Another beautiful rock pattern.
A strong waterfall was preventing us to walk up further into the canyon.
The waterfall was the end of our hike into the Wadi. It was fun feeling the crushing water on my shoulders and head.
My son Lorenz and I
Before breakfast, I visited the excavation sites again. Broken columns, corinthian capitals decorated with leaves and cut out rocks were covering the dusty ground. There were broken pieces of Roman pottery scattered all over the place. Tiny holes in the floor were evidence of metal detectors whose job is to search for Roman coins.
View from one of three Byzantine churches (former Roman temples) to Pella and the Jordan Valley.
Already at 8am the heat was unbearable. We decided to take a taxi to our next destination and had to stop at many checkpoints due to how close we were to Israel. Our Palestinian driver (now a Jordanian citizen) told us about his yearning to return to his homeland. He still has the key to his grandmother’s house were he grew up!

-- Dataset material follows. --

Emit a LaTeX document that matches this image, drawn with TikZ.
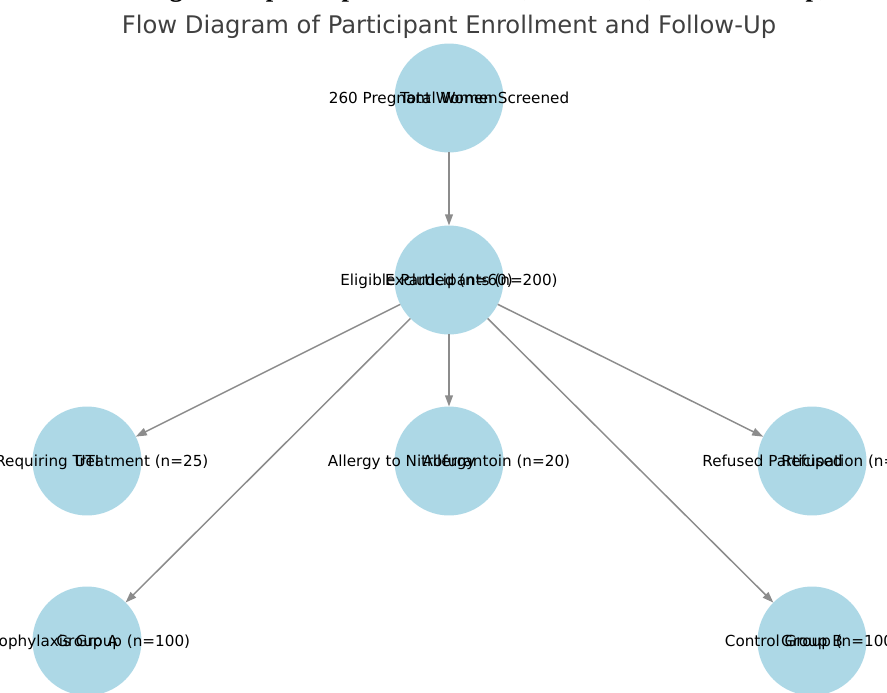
\documentclass[tikz,border=0pt]{standalone}
\usepackage{fontspec}
\setmainfont{DejaVu Sans}
\newfontfamily\capserif{Liberation Serif}
\usetikzlibrary{arrows.meta}
\definecolor{nodeblue}{HTML}{ADD8E6}
\definecolor{edgegray}{HTML}{8C8C8C}

\begin{document}
\begin{tikzpicture}[x=0.02cm, y=-0.02cm,
    circ/.style={circle, fill=nodeblue, draw=none, minimum size=2.18cm, inner sep=0pt, outer sep=0pt},
    lbl/.style={font=\fontsize{8.65}{10}\selectfont, text=black, inner sep=0pt, text height=1.6ex, text depth=0.4ex},
    flow/.style={-{Triangle[length=6.3pt,width=4.4pt]}, draw=edgegray, line width=0.85pt}]
    \useasboundingbox (0,0) rectangle (887,693);

    % cut-off caption and title
    \node[anchor=base, inner sep=0pt, font=\capserif\bfseries\fontsize{15.2}{17}\selectfont] (caption) at (449,-4)
        {Flow diagram of participant enrollment, allocation, and follow-up,};
    \node[anchor=base, inner sep=0pt, text=black!75, font=\fontsize{13.8}{16}\selectfont] (title) at (449,33)
        {Flow Diagram of Participant Enrollment and Follow-Up};

    % circles
    \node[circ] (total) at (449,98) {};
    \node[circ] (elig) at (449,280) {};
    \node[circ] (uti) at (87,461) {};
    \node[circ] (allergy) at (449,461) {};
    \node[circ] (refused) at (812,461) {};
    \node[circ] (grpA) at (87,641) {};
    \node[circ] (grpB) at (812,641) {};

    % labels (two texts on each circle)
    \node[lbl] (totalL) at (total) {260 Pregnant Women Screened};
    \node[lbl] (totalN) at (total) {Total Women};
    \node[lbl] (eligL) at (elig) {Eligible Participants (n=200)};
    \node[lbl] (eligN) at (elig) {Excluded (n=60)};
    \node[lbl] (utiL) at (uti) {UTI Requiring Treatment (n=25)};
    \node[lbl] (utiN) at (uti) {UTI};
    \node[lbl] (allergyL) at (allergy) {Allergy to Nitrofurantoin (n=20)};
    \node[lbl] (allergyN) at (allergy) {Allergy};
    \node[lbl] (refusedL) at (refused) {Refused Participation (n=15)};
    \node[lbl] (refusedN) at (refused) {Refused};
    \node[lbl] (grpAL) at (grpA) {Prophylaxis Group (n=100)};
    \node[lbl] (grpAN) at (grpA) {Group A};
    \node[lbl] (grpBL) at (grpB) {Control Group (n=100)};
    \node[lbl] (grpBN) at (grpB) {Group B};

    % arrows
    \draw[flow] (total) -- (elig);
    \draw[flow] (elig) -- (uti);
    \draw[flow] (elig) -- (allergy);
    \draw[flow] (elig) -- (refused);
    \draw[flow] (elig) -- (grpA);
    \draw[flow] (elig) -- (grpB);
\end{tikzpicture}
\end{document}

View from Umm Qais, the former Roman Decapolis city of Gardara, to lake of Tiberias (was called sea of Galilee) and the Golan Heights (Syria) to the right.
The ruins of Gardara still show the life of the city’s past.
West theater built from black basalt and seating 3000 people.
Decumanus Maximus, the main road in Gardara. The paved road once led to the Mediterranean coast.
We also visited some underground sites in Gardara, like the crypt underneath a Byzantine church (see photo) and the aqueduct, which was part of a sophisticated water system of a 170 km long tunnel connecting many Roman cities. A powerful earthquake in the 8th century destroyed many cities and part of this tunnel.
In the Romero restaurant, a former Ottoman school on the site, we had a great lunch with a fantastic view.
From the restaurant the view was spectacular!